Can you set down, exactly as they appear below, the lines from the opening of the material through the one bearing "const yStep = 10;", minus the pictures?
(begin)
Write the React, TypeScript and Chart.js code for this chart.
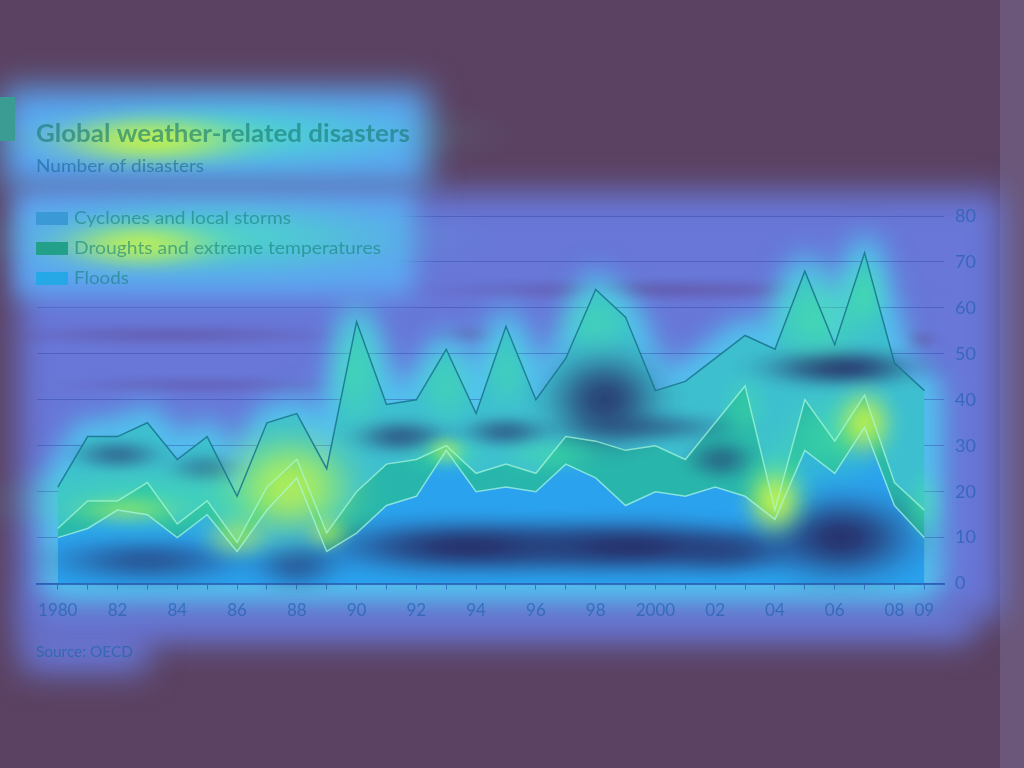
import React, { useEffect, useRef } from "react";
import { Chart, registerables } from "chart.js";

Chart.register(...registerables);

// ---------- data ----------
const years = [
  1980, 1981, 1982, 1983, 1984, 1985, 1986, 1987, 1988, 1989,
  1990, 1991, 1992, 1993, 1994, 1995, 1996, 1997, 1998, 1999,
  2000, 2001, 2002, 2003, 2004, 2005, 2006, 2007, 2008, 2009,
];
const floods = [10, 12, 16, 15, 10, 15, 7, 16, 23, 7, 11, 17, 19, 29, 20, 21, 20, 26, 23, 17, 20, 19, 21, 19, 14, 29, 24, 34, 17, 10];
const droughts = [2, 6, 2, 7, 3, 3, 2, 5, 4, 4, 9, 9, 8, 1, 4, 5, 4, 6, 8, 12, 10, 8, 14, 24, 2, 11, 7, 7, 5, 6];
const cyclones = [9, 14, 14, 13, 14, 14, 10, 14, 10, 14, 37, 13, 13, 21, 13, 30, 16, 17, 33, 29, 12, 17, 14, 11, 35, 28, 21, 31, 26, 26];

const titleText = "Global weather-related disasters";
const subtitleText = "Number of disasters";
const legendLabels = ["Cyclones and local storms", "Droughts and extreme temperatures", "Floods"];
const sourceText = "Source: OECD";

const xTickYears = [1980, 1982, 1984, 1986, 1988, 1990, 1992, 1994, 1996, 1998, 2000, 2002, 2004, 2006, 2008, 2009];
const xTickLabels = ["1980", "82", "84", "86", "88", "90", "92", "94", "96", "98", "2000", "02", "04", "06", "08", "09"];
const yMax = 80;
const yStep = 10;

// heat-map overlay spots, in data units: [year, value, radiusYears, radiusValue, alpha]
const coldSpots: number[][] = [
  [1983, 5, 2.0, 3.2, 0.6],
  [1988, 4, 0.9, 3.2, 0.55],
  [1993.7, 8, 2.9, 3.8, 0.95],
  [1999.2, 8, 2.9, 3.8, 0.95],
  [2002.5, 7, 1.3, 3.2, 0.6],
  [2006.2, 10, 1.6, 5.8, 0.95],
  [1991.5, 32, 1.0, 2.4, 0.6],
  [1995, 33, 0.9, 2.2, 0.55],
  [1998.3, 40, 1.2, 6.5, 0.85],
  [2006.2, 47, 1.6, 2.7, 0.85],
  [1982, 28, 0.9, 2.2, 0.5],
  [1985, 25, 0.8, 2.2, 0.4],
  [2002.2, 27, 0.7, 2.7, 0.5],
  [1999.8, 34, 1.7, 2.2, 0.45],
];
const greenSpots: number[][] = [
  [2005.4, 58, 1.0, 6, 0.55],
  [2007, 63, 0.5, 5, 0.5],
  [1990, 46, 0.6, 8, 0.45],
  [1993, 43, 0.6, 5, 0.4],
  [1995, 46, 0.5, 5, 0.35],
  [1998, 57, 0.8, 4.5, 0.4],
  [1983, 18, 2.8, 4.5, 0.45],
  [1996.5, 28, 1.0, 2.5, 0.4],
  [1993, 28, 0.8, 2.5, 0.45],
  [2003, 38, 0.5, 4.5, 0.35],
  [2009, 17, 0.4, 4.5, 0.4],
  [2006, 32, 1.1, 6, 0.5],
  [2004.2, 22, 0.8, 6, 0.45],
  [1987.5, 20, 1.6, 8, 0.45],
];
const hotSpots: number[][] = [
  [1987.8, 21, 1.3, 7, 0.8],
  [1986, 10, 0.7, 3, 0.5],
  [1982.3, 16, 1.1, 2.2, 0.4],
  [2004, 18, 0.6, 4.5, 0.85],
  [2007, 35, 0.6, 4.5, 0.8],
  [1989, 11, 0.45, 2.4, 0.45],
  [1993, 29, 0.4, 2, 0.45],
];

// ---------- styles ----------
const BG = "#5b4262";
const EDGE = "#6b5779";
const HALO = "#6877d8";
const FONT = "Lato, 'Open Sans', sans-serif";
const FILL_FLOODS = "#2aa2ee";
const FILL_DROUGHTS = "#28b6ac";
const FILL_CYCLONES = "#3dbfd0";
const SWATCHES = ["#3b9ad6", "#22a08a", "#27a8e6"];

function glow(ctx: CanvasRenderingContext2D, cx: number, cy: number, rx: number, ry: number, rgb: string, a: number) {
  if (!(rx > 0) || !(ry > 0)) return;
  const R = rx * 2.4;
  ctx.save();
  ctx.translate(cx, cy);
  ctx.scale(1, ry / rx);
  const g = ctx.createRadialGradient(0, 0, 0, 0, 0, R);
  const stops = [1, 0.92, 0.7, 0.42, 0.18, 0.05, 0];
  stops.forEach((k, i) => g.addColorStop(i / (stops.length - 1), `rgba(${rgb},${a * k})`));
  ctx.fillStyle = g;
  ctx.fillRect(-R, -R, 2 * R, 2 * R);
  ctx.restore();
}

function fitText(ctx: CanvasRenderingContext2D, text: string, x: number, y: number, font: string, color: string, width: number) {
  ctx.save();
  ctx.font = font;
  ctx.fillStyle = color;
  ctx.textBaseline = "alphabetic";
  ctx.textAlign = "left";
  const w = ctx.measureText(text).width;
  ctx.translate(x, y);
  ctx.scale(width / w, 1);
  ctx.fillText(text, 0, 0);
  ctx.restore();
}

const decorPlugin = {
  id: "decor",
  beforeDraw(chart: any) {
    const { ctx, width, height } = chart;
    const xs = chart.scales.x;
    const ys = chart.scales.y;
    ctx.save();
    ctx.fillStyle = BG;
    ctx.fillRect(0, 0, width, height);
    ctx.fillStyle = EDGE;
    ctx.fillRect(1000, 0, 24, height);
    ctx.filter = "blur(16px)";
    ctx.fillStyle = HALO;
    ctx.fillRect(18, 192, 985, 425);
    ctx.fillRect(22, 600, 950, 42);
    ctx.fillRect(22, 630, 125, 42);
    ctx.fillStyle = "#5aa6f4";
    ctx.fillRect(4, 88, 424, 100);
    ctx.filter = "none";
    ctx.restore();
    // purple streaks in the empty upper plot region
    glow(ctx, 650, 290, 130, 7, "95,75,150", 0.5);
    glow(ctx, 170, 335, 100, 7, "95,75,150", 0.45);
    glow(ctx, 200, 385, 80, 6, "95,75,150", 0.35);
    glow(ctx, 470, 335, 20, 6, "95,75,150", 0.4);
    glow(ctx, 920, 340, 11, 7, "95,75,150", 0.4);
    // light halo around the stacked data
    ctx.save();
    ctx.filter = "blur(14px)";
    ctx.strokeStyle = "rgba(80,200,240,0.9)";
    ctx.fillStyle = "rgba(80,200,240,0.9)";
    ctx.lineWidth = 34;
    ctx.lineJoin = "round";
    ctx.beginPath();
    ctx.moveTo(xs.getPixelForValue(years[0]), ys.getPixelForValue(0));
    years.forEach((y, i) => {
      ctx.lineTo(xs.getPixelForValue(y), ys.getPixelForValue(floods[i] + droughts[i] + cyclones[i]));
    });
    ctx.lineTo(xs.getPixelForValue(years[years.length - 1]), ys.getPixelForValue(0));
    ctx.closePath();
    ctx.fill();
    ctx.stroke();
    ctx.filter = "none";
    ctx.restore();
    // title glows
    glow(ctx, 235, 135, 120, 22, "70,225,200", 0.7);
    glow(ctx, 150, 140, 62, 16, "195,242,75", 0.9);
    // small element at the left edge
    ctx.fillStyle = "#3a9c92";
    ctx.fillRect(0, 97, 15, 44);
  },
  beforeDatasetsDraw(chart: any) {
    const { ctx } = chart;
    // legend backdrop covering gridlines
    ctx.save();
    ctx.filter = "blur(12px)";
    ctx.fillStyle = "#5ca6f0";
    ctx.fillRect(16, 194, 398, 102);
    ctx.filter = "none";
    ctx.restore();
    glow(ctx, 215, 238, 120, 24, "70,225,190", 0.7);
    glow(ctx, 140, 245, 50, 15, "195,242,80", 0.85);
  },
  beforeDatasetDraw(chart: any, args: any) {
    if (args.index !== chart.data.datasets.length - 1) return;
    const { ctx } = chart;
    const xs = chart.scales.x;
    const ys = chart.scales.y;
    const pxYear = Math.abs(xs.getPixelForValue(years[1]) - xs.getPixelForValue(years[0]));
    const pxVal = Math.abs(ys.getPixelForValue(0) - ys.getPixelForValue(yStep)) / yStep;
    const draw = (list: number[][], rgb: string) => {
      for (const s of list) {
        glow(ctx, xs.getPixelForValue(s[0]), ys.getPixelForValue(s[1]), s[2] * pxYear, s[3] * pxVal, rgb, s[4]);
      }
    };
    draw(coldSpots, "38,46,104");
    draw(greenSpots, "70,230,160");
    draw(hotSpots, "200,245,70");
  },
  afterDraw(chart: any) {
    const { ctx } = chart;
    fitText(ctx, titleText, 36, 142, `bold 24px ${FONT}`, "rgba(20,120,110,0.6)", 374);
    fitText(ctx, subtitleText, 36, 172, `17px ${FONT}`, "rgba(20,100,150,0.6)", 168);
    const rows = [224, 254, 284];
    legendLabels.forEach((lab, i) => {
      ctx.fillStyle = SWATCHES[i];
      ctx.fillRect(36, rows[i] - 12, 32, 13);
      fitText(ctx, lab, 74, rows[i], `18px ${FONT}`, "rgba(20,130,120,0.6)", [217, 307, 55][i]);
    });
    fitText(ctx, sourceText, 36, 657, `15px ${FONT}`, "rgba(20,100,160,0.6)", 97);
  },
};

export default function App() {
  const ref = useRef<HTMLCanvasElement>(null);
  useEffect(() => {
    if (!ref.current) return;
    const mk = (vals: number[]) => years.map((y, i) => ({ x: y, y: vals[i] }));
    const chart = new Chart(ref.current, {
      type: "line",
      data: {
        datasets: [
          {
            label: legendLabels[2],
            data: mk(floods),
            fill: "origin",
            backgroundColor: FILL_FLOODS,
            borderColor: "rgba(170,250,225,0.7)",
            borderWidth: 1.5,
            pointRadius: 0,
            tension: 0,
          },
          {
            label: legendLabels[1],
            data: mk(droughts),
            fill: "-1",
            backgroundColor: FILL_DROUGHTS,
            borderColor: "rgba(170,250,215,0.7)",
            borderWidth: 1.5,
            pointRadius: 0,
            tension: 0,
          },
          {
            label: legendLabels[0],
            data: mk(cyclones),
            fill: "-1",
            backgroundColor: FILL_CYCLONES,
            borderColor: "rgba(25,115,140,0.85)",
            borderWidth: 1.5,
            pointRadius: 0,
            tension: 0,
          },
        ],
      },
      options: {
        responsive: false,
        animation: false,
        devicePixelRatio: 1,
        layout: { padding: { top: 216, right: 37, bottom: 136, left: 37 } },
        plugins: {
          legend: { display: false },
          title: { display: false },
          tooltip: { enabled: false },
          filler: { drawTime: "beforeDatasetsDraw" },
        },
        scales: {
          x: {
            type: "linear",
            min: years[0] - 21 / 30.24,
            max: years[years.length - 1] + 20 / 30.24,
            afterBuildTicks: (axis: any) => {
              axis.ticks = years.map((v) => ({ value: v }));
            },
            ticks: {
              autoSkip: false,
              maxRotation: 0,
              padding: 11,
              color: "rgba(30,95,175,0.65)",
              font: { family: FONT, size: 17 },
              callback: (v: any) => {
                const i = xTickYears.indexOf(Number(v));
                return i >= 0 ? xTickLabels[i] : "";
              },
            },
            grid: {
              drawOnChartArea: false,
              drawTicks: true,
              tickLength: 6,
              tickColor: "rgba(40,90,180,0.7)",
            },
            border: { display: true, color: "rgba(40,90,180,0.8)", width: 2 },
          },
          y: {
            position: "right",
            stacked: true,
            min: 0,
            max: yMax,
            ticks: {
              stepSize: yStep,
              padding: 11,
              color: "rgba(30,95,175,0.65)",
              font: { family: FONT, size: 18 },
            },
            grid: { drawTicks: false, color: "rgba(45,70,170,0.42)", lineWidth: 1 },
            border: { display: false },
          },
        },
      },
      plugins: [decorPlugin],
    } as any);
    return () => chart.destroy();
  }, []);
  return (
    <div style={{ position: "fixed", left: 0, top: 0, width: 1024, height: 768, background: BG }}>
      <canvas ref={ref} width={1024} height={768} />
    </div>
  );
}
(end)
**Output of the task**
Write the React, TypeScript and Chart.js code for this chart.
import React, { useEffect, useRef } from "react";
import { Chart, registerables } from "chart.js";

Chart.register(...registerables);

// ---------- data ----------
const years = [
  1980, 1981, 1982, 1983, 1984, 1985, 1986, 1987, 1988, 1989,
  1990, 1991, 1992, 1993, 1994, 1995, 1996, 1997, 1998, 1999,
  2000, 2001, 2002, 2003, 2004, 2005, 2006, 2007, 2008, 2009,
];
const floods = [10, 12, 16, 15, 10, 15, 7, 16, 23, 7, 11, 17, 19, 29, 20, 21, 20, 26, 23, 17, 20, 19, 21, 19, 14, 29, 24, 34, 17, 10];
const droughts = [2, 6, 2, 7, 3, 3, 2, 5, 4, 4, 9, 9, 8, 1, 4, 5, 4, 6, 8, 12, 10, 8, 14, 24, 2, 11, 7, 7, 5, 6];
const cyclones = [9, 14, 14, 13, 14, 14, 10, 14, 10, 14, 37, 13, 13, 21, 13, 30, 16, 17, 33, 29, 12, 17, 14, 11, 35, 28, 21, 31, 26, 26];

const titleText = "Global weather-related disasters";
const subtitleText = "Number of disasters";
const legendLabels = ["Cyclones and local storms", "Droughts and extreme temperatures", "Floods"];
const sourceText = "Source: OECD";

const xTickYears = [1980, 1982, 1984, 1986, 1988, 1990, 1992, 1994, 1996, 1998, 2000, 2002, 2004, 2006, 2008, 2009];
const xTickLabels = ["1980", "82", "84", "86", "88", "90", "92", "94", "96", "98", "2000", "02", "04", "06", "08", "09"];
const yMax = 80;
const yStep = 10;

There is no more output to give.